- Born: 1906 Natchez, Mississippi
- Died: 1982 (aged 75–76)
- Scientific career
- Fields: Mass spectrometry
- Institutions: Humble Oil Rice University

= Joe L. Franklin =

Joseph Louis Franklin (1906 – August 25, 1982) was a Robert A. Welch Professor of Chemistry at Rice University known for his research in mass spectrometry and ion molecule chemistry. The Frank H. Field and Joe L. Franklin Award for Outstanding Achievement in Mass Spectrometry is named after him and Frank H. Field.

==Early life and education==
Joseph Franklin was born in Natchez, Mississippi in 1906 but his family moved to Texas early in his life. He went to the University of Texas to study chemistry and received a B.S. degree in 1929, M.S. in 1930, and Ph.D. in 1934.

==Humble Oil==
Franklin took a position at Humble Oil in Baytown, Texas in 1934 where he established a mass spectrometry research group. He recruited Frank Field to Humble Oil in 1952 and they co-wrote Electron Impact Phenomena and the Properties of Gaseous Ions in 1957. Franklin took a two-year leave 1957–1958 at the National Bureau of Standards in Washington, D.C. before returning to Humble.

==Rice University==
In 1963, Franklin took a position as Robert A. Welch Professor of chemistry at Rice University.

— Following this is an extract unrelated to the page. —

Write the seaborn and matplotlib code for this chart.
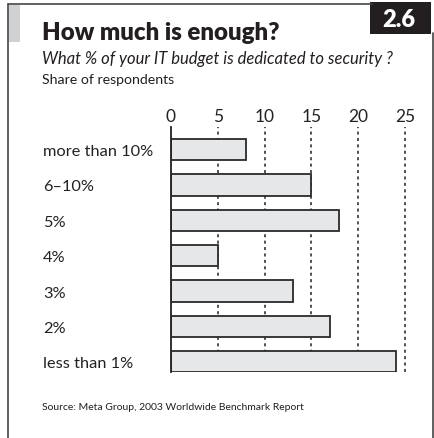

He became an emeritus professor in 1976. He helped to found the American Society for Mass Spectrometry and became the first president of that organization in 1969.

==Field and Franklin Award==
In 1983, the Frank H. Field and Joe L. Franklin Award for Outstanding Achievement in Mass Spectrometry was established in his honor by the American Chemical Society.